NWC Summer Interns for 2010

The warmer summer days here in Georgetown bring us a new class of interns.  I am pleased to share this photo of our 2010 NWC Summer Interns:


 

Pictured here are (top row): Will, Harsh, Arthur, Josh and Nate; (middle) Gregory and TJ; (front) Kevin, Emily, Ri, Liz and Diane.  Not pictured: Margot, Phil and Tomi.  We know this is a particularly dedicated group of interns as they stood in the rain for this photo.

NWC tells UN that US falls short on whistleblower protection

Today the National Whistleblowers Center submitted a statement of concern about whistleblower protection in the United States to the United Nations' Commission on Human Rights, Universal Periodic Review (UPR).  It alleges that the US falls short of its international obligations by jailing whistleblowers like Bradley Birkenfeld, and by failing to protect whistleblowers in federal employment, the private sector, and internationally. A copy of the submission is available here.  With it, I submitted Attachment 1 listing the international obligations to protect whistleblowers, Attachment 2 about the effectiveness of whistleblowers, and Attachment 3, a report of the Ethics Research Center.

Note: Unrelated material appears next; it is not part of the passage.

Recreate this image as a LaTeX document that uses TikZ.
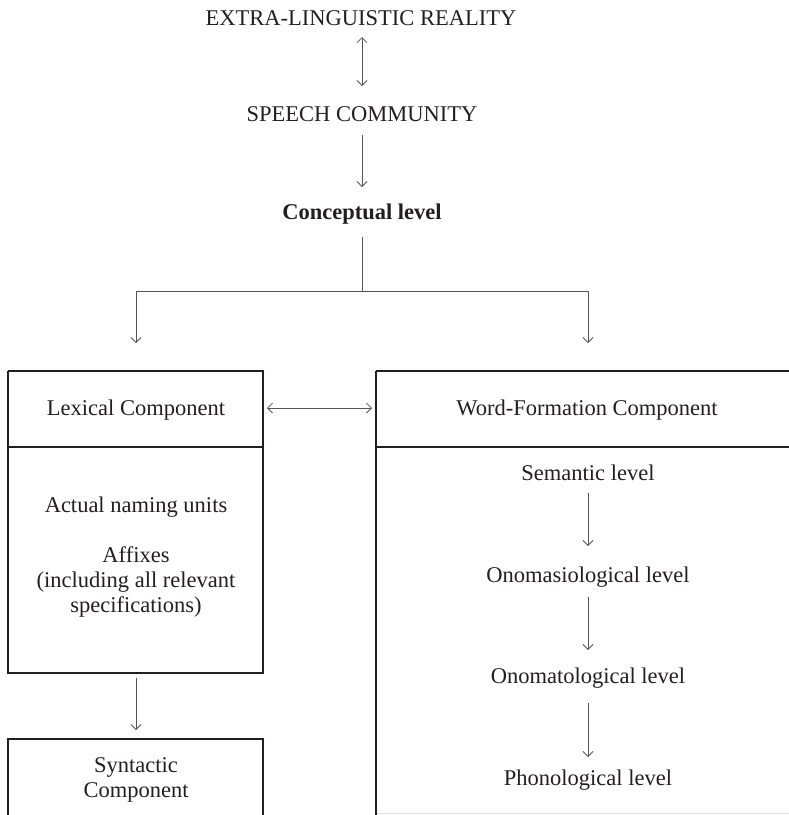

The UN's working group will conduct a hearing on the submissions in November or December. In the meantime, the United States Department of State will have time to review and comment on the submissions. Perhaps the State Department will agree that U.S. law falls short on whistleblower protection. Perhaps it will offer some explanation. Perhaps it will ask U.S. Senators to dump the poison pills in S. 372 and adopt H.R. 1507 as the Whistleblower Protection Enhancement Act. Perhaps it will ask President Obama to pardon Brad Birkenfeld. It is good that the UN has a process in which member states are called to account on ways they can improve their human rights record.